Messina, born in Rome in 1962, succeeds Cucchiani, who led the bank for 21 months before stepping down after clashing with some shareholders. Messina is currently the bank’s general manager and runs the retail division of the Milan-based lender.
“Any incoming management will struggle amid political risk, lack of progress in economic reform and a low interest-rate environment which is particularly punishing for Italian banks,” said Paul Vrouwes, who helps oversee about 5 billion euros ($6.8 billion) in global financial stocks at ING Investment Management in The Hague, Netherlands. “A change brings added uncertainty,” said Vrouwes, who doesn’t own Italian bank shares.
Cucchiani’s departure comes after Intesa’s net income slumped 75 percent in the second quarter from a year earlier to 116 million euros amid rising bad loans. Intesa is among banks in the country that are struggling to improve asset quality and profitability as the longest recession in more than 20 years makes it harder for businesses and households to repay loans. Tension within the bank’s board comes as Prime Minister Enrico Letta’s administration is teetering after allies of former leader Silvio Berlusconi said they planned to quit the cabinet.
Intesa reduced costs and reorganized its branch network under Cucchiani, 63. The stock has risen 21 percent since he took the helm on Dec. 22, 2011, compared with a 2.4 percent increase in UniCredit SpA, Italy’s largest bank, and a 42 percent gain in the Bloomberg Banks and Financial Services Index.

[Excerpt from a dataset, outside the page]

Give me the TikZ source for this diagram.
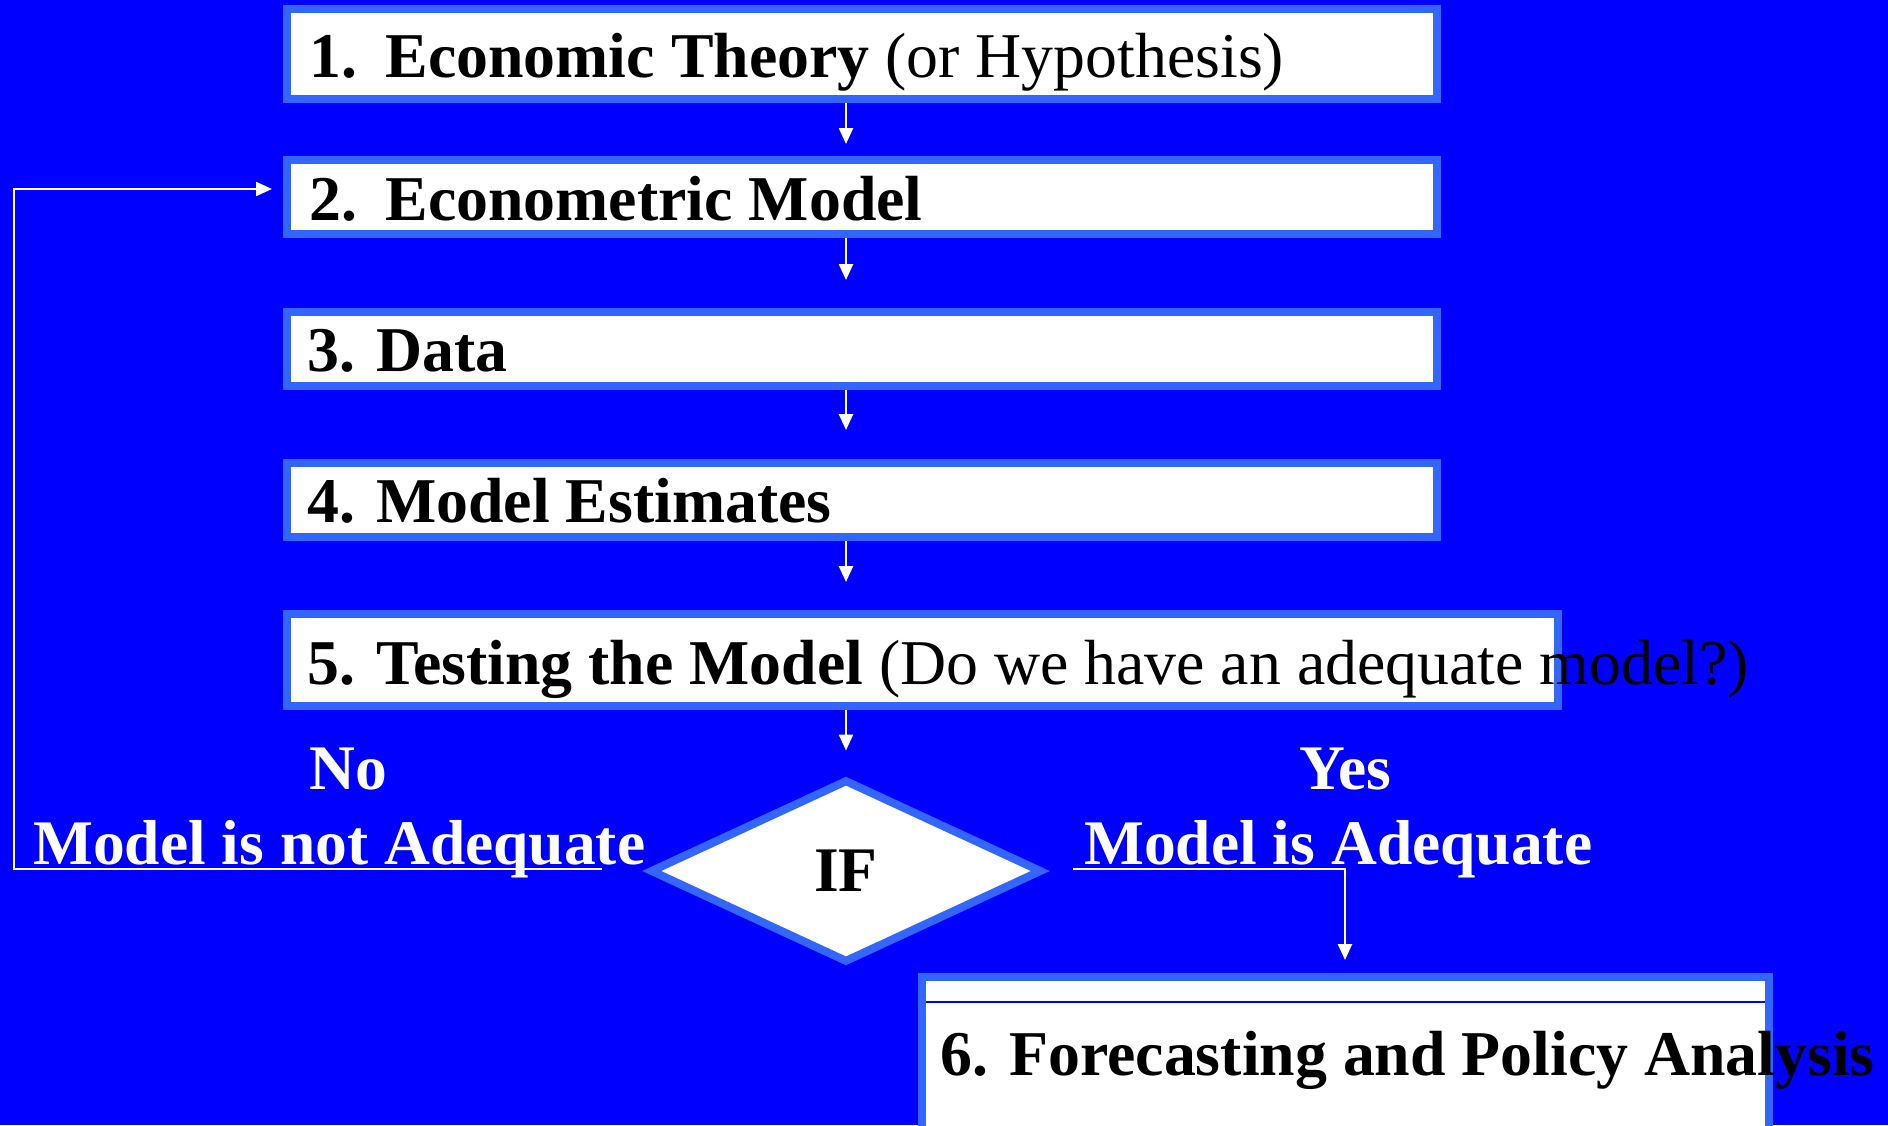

Cucchiani resigned after at least one of the lender’s top three investors — all of which are banking foundations — sought to push him out amid mounting criticism over his management style, people with knowledge of the matter have said.
Cucchiani’s ouster comes as the International Monetary Fund, which conducted a review of Italy’s lenders this year, has urged greater oversight of foundations’ governance, according to IMF reports published this month and in March.
Although Italian banking foundations follow some general corporate governance principles, they face weak internal accountability and are heavily influenced by the interests of their membership, the IMF wrote in September. Intesa’s three largest shareholders are the foundations Compagnia di San Paolo, Fondazione Cariplo and Fondazione Cassa di Risparmio di Padova e Rovigo, which own a combined stake of 19 percent.
Cucchiani, a former member of Allianz SE’s management board, was appointed CEO of Intesa in 2011, replacing Corrado Passera, who left the bank to become a minister in the cabinet of former Prime Minister Mario Monti. He beat out Intesa’s two general managers, Gaetano Micciche and Marco Morelli, for the top job. Micciche and Morelli had been described as the front-runners by Italian newspapers.
Messina, who joined the bank in 1995 as planning manager at Banco Ambrosiano Veneto, holds an economics degree from Rome’s Luiss University. He was also formerly a professor at the Luiss School of Management.